CO2排出量収支がマイナスとなる環境配慮コンクリートを建築物の門塀に初適用
「T-eConcrete®/Carbon-Recycle」の自社施設以外への適用開始
2022年9月14日
大成建設株式会社
大成建設株式会社(社長:相川善郎)は、CO2排出量収支がマイナスとなるカーボンリサイクル・コンクリート(T-eConcrete®/Carbon-Recycle)を、自社施設以外では初めてとなるSMC株式会社下妻第2工場(茨城県下妻市、2022年4月竣工)の門塀に適用しました。

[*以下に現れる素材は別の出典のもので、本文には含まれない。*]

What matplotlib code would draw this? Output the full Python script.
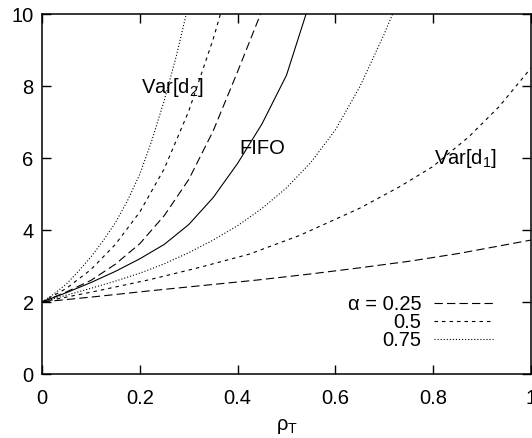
import matplotlib
matplotlib.use('Agg')
import matplotlib.pyplot as plt

plt.rcParams['font.family'] = ['Liberation Sans', 'DejaVu Sans']
plt.rcParams['mathtext.fontset'] = 'custom'
plt.rcParams['mathtext.rm'] = 'Liberation Sans'
plt.rcParams['mathtext.it'] = 'Liberation Sans'
plt.rcParams['mathtext.bf'] = 'Liberation Sans:bold'
plt.rcParams['lines.scale_dashes'] = False

# ---------------- data ----------------
fifo_x = [0, 0.05, 0.10, 0.15, 0.20, 0.25, 0.30, 0.35, 0.40, 0.45, 0.50, 0.54]
fifo_y = [2, 2.26, 2.54, 2.85, 3.20, 3.60, 4.15, 4.90, 5.85, 6.95, 8.30, 10.0]

d2_025_x = [0, 0.05, 0.10, 0.15, 0.20, 0.25, 0.30, 0.35, 0.40, 0.447]
d2_025_y = [2, 2.28, 2.60, 3.05, 3.62, 4.40, 5.40, 6.75, 8.40, 10.0]

d2_05_x = [0, 0.05, 0.10, 0.15, 0.20, 0.25, 0.30, 0.35, 0.365]
d2_05_y = [2, 2.38, 2.90, 3.60, 4.50, 5.70, 7.30, 9.30, 10.0]

d2_075_x = [0, 0.025, 0.05, 0.075, 0.10, 0.125, 0.15, 0.175, 0.20, 0.225, 0.25, 0.275, 0.295]
d2_075_y = [2, 2.23, 2.50, 2.86, 3.25, 3.70, 4.20, 4.82, 5.55, 6.50, 7.60, 8.85, 10.0]

d1_025_x = [0, 0.11, 0.22, 0.33, 0.44, 0.55, 0.65, 0.75, 0.853, 1.0]
d1_025_y = [2, 2.15, 2.31, 2.46, 2.61, 2.78, 2.95, 3.13, 3.35, 3.72]

d1_05_x = [0, 0.11, 0.220, 0.322, 0.424, 0.527, 0.649, 0.731, 0.799, 0.873, 0.935, 1.0]
d1_05_y = [2, 2.30, 2.62, 2.96, 3.33, 3.85, 4.60, 5.20, 5.76, 6.59, 7.43, 8.50]

d1_075_x = [0, 0.05, 0.10, 0.15, 0.20, 0.25, 0.30, 0.35, 0.40, 0.45, 0.50, 0.55, 0.60, 0.65, 0.70, 0.717]
d1_075_y = [2, 2.19, 2.38, 2.58, 2.80, 3.06, 3.37, 3.72, 4.12, 4.60, 5.17, 5.88, 6.78, 7.98, 9.45, 10.0]

alpha_labels = ['\u03b1 = 0.25', '0.5', '0.75']
x_ticks = [0, 0.2, 0.4, 0.6, 0.8, 1.0]
x_tick_labels = ['0', '0.2', '0.4', '0.6', '0.8', '1']
y_ticks = [0, 2, 4, 6, 8, 10]
y_tick_labels = ['0', '2', '4', '6', '8', '10']

# ---------------- styles ----------------
fs = 14.5
lw = 0.8
long_dash = (0, (6.0, 3.0))
short_dash = (0, (2.5, 2.9))
dotted = (0, (0.8, 1.4))

fig = plt.figure(figsize=(5.32, 4.38), dpi=100)
ax = fig.add_axes([42 / 532, 1 - 374 / 438, 489 / 532, 360 / 438])

ax.plot(fifo_x, fifo_y, color='k', lw=lw, ls='-')
ax.plot(d2_025_x, d2_025_y, color='k', lw=lw, ls=long_dash)
ax.plot(d2_05_x, d2_05_y, color='k', lw=lw, ls=short_dash)
ax.plot(d2_075_x, d2_075_y, color='k', lw=lw, ls=dotted)
l1, = ax.plot(d1_025_x, d1_025_y, color='k', lw=lw, ls=long_dash)
l2, = ax.plot(d1_05_x, d1_05_y, color='k', lw=lw, ls=short_dash)
l3, = ax.plot(d1_075_x, d1_075_y, color='k', lw=lw, ls=dotted)

ax.set_xlim(0, 1)
ax.set_ylim(0, 10)
ax.set_xticks(x_ticks)
ax.set_xticklabels(x_tick_labels)
ax.set_yticks(y_ticks)
ax.set_yticklabels(y_tick_labels)
ax.tick_params(axis='both', direction='in', top=True, right=True,
               length=6.5, width=1.0, labelsize=fs)
ax.tick_params(axis='x', pad=11)
ax.tick_params(axis='y', pad=6)
for sp in ax.spines.values():
    sp.set_linewidth(1.1)

ax.set_xlabel(r'$\rho_T$', fontsize=fs, labelpad=6)

ax.text(0.203, 7.80, 'Var[d$_2$]', fontsize=fs, ha='left', va='baseline')
ax.text(0.4027, 6.11, 'FIFO', fontsize=fs, ha='left', va='baseline')
ax.text(0.802, 5.83, 'Var[d$_1$]', fontsize=fs, ha='left', va='baseline')

leg = ax.legend([l1, l2, l3], alpha_labels, loc='center right',
                bbox_to_anchor=(0.923, 0.1436), frameon=False,
                markerfirst=False, handlelength=2.95, handletextpad=0.63,
                labelspacing=-0.05, borderpad=0, borderaxespad=0,
                fontsize=fs)
for col in leg._legend_handle_box.get_children():
    col.align = 'right'

fig.savefig('out.png', dpi=100)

カーボンリサイクル・コンクリートは、従来のコンクリートと異なりセメントを使用せず、高炉スラグを特殊な反応剤を用いて固めることで材料起因のCO2排出量の削減を図るとともに、大気中などのCO2を吸収して製造された炭酸カルシウムをコンクリート内部に固定することで、材料起因のCO2排出量収支マイナスを実現します。2021年2月の開発以降、自社施設の壁部材、現場打ち舗装および舗装ブロックに適用することで蓄積した製造・施工のノウハウを基に、この度、本材料を自社施設以外の構築物に初適用しました。

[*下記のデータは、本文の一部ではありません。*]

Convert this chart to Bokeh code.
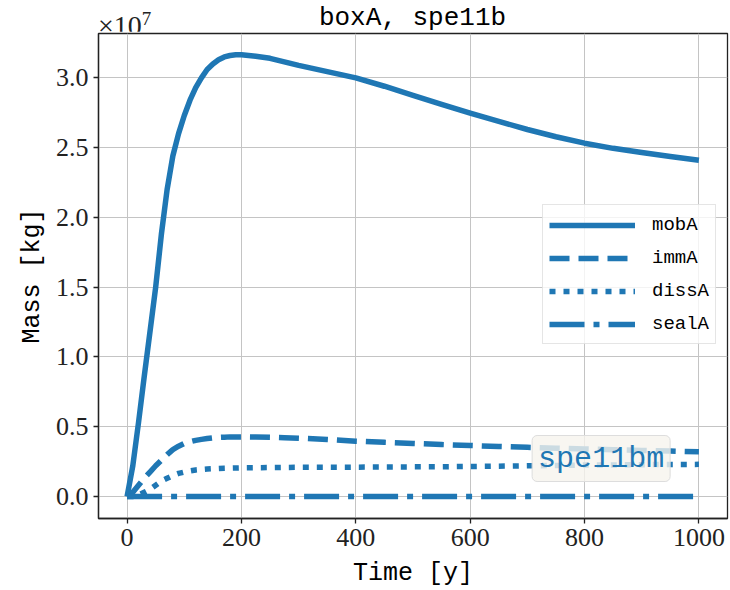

今回適用したカーボンリサイクル・コンクリートの概要を表1に示します。
表1 カーボンリサイクル・コンクリート概要
部材の特徴 | |
適用対象 |
工場の門塀(2箇所) |
製造部材 |
プレキャスト部材6基 (大成建設(株)千葉PC工場製造) |
部材寸法 |
幅0.75m~3.5m×高さ2.1m×厚さ0.17m |
コンクリート数量 |
約3.1m3 |
コンクリート強度 |
設計基準強度:24N/mm2 |
(①~⑤の関係は図1参照)
CO2排出量収支 | |
① 従来のコンクリートを使用した場合のCO2排出量 |
274kg/m3 |
② セメントの置換(高炉スラグ等)によるCO2削減量 |
205kg/m3 |
③ 炭酸カルシウムにより吸収・固定したCO2量 |
119kg/m3 |
④ カーボンリサイクル・コンクリートのCO2排出量収支(①-②-③) |
▲50kg/m3 |
⑤ コンクリート変更によるCO2削減量(②+③) |
324kg/m3 |

今後、当社ではカーボンリサイクル・コンクリートの適用を積極的に提案・推進することで、お客様の事業におけるCO2排出量※1削減を図るとともに脱炭素社会の実現に貢献してまいります。


(門塀上部の黄色枠部分(地上部)に適用)
- ※1
お客様が保有する建物の調達段階でのCO2排出量。国際基準「GHGプロトコル」のスコープ3に相当。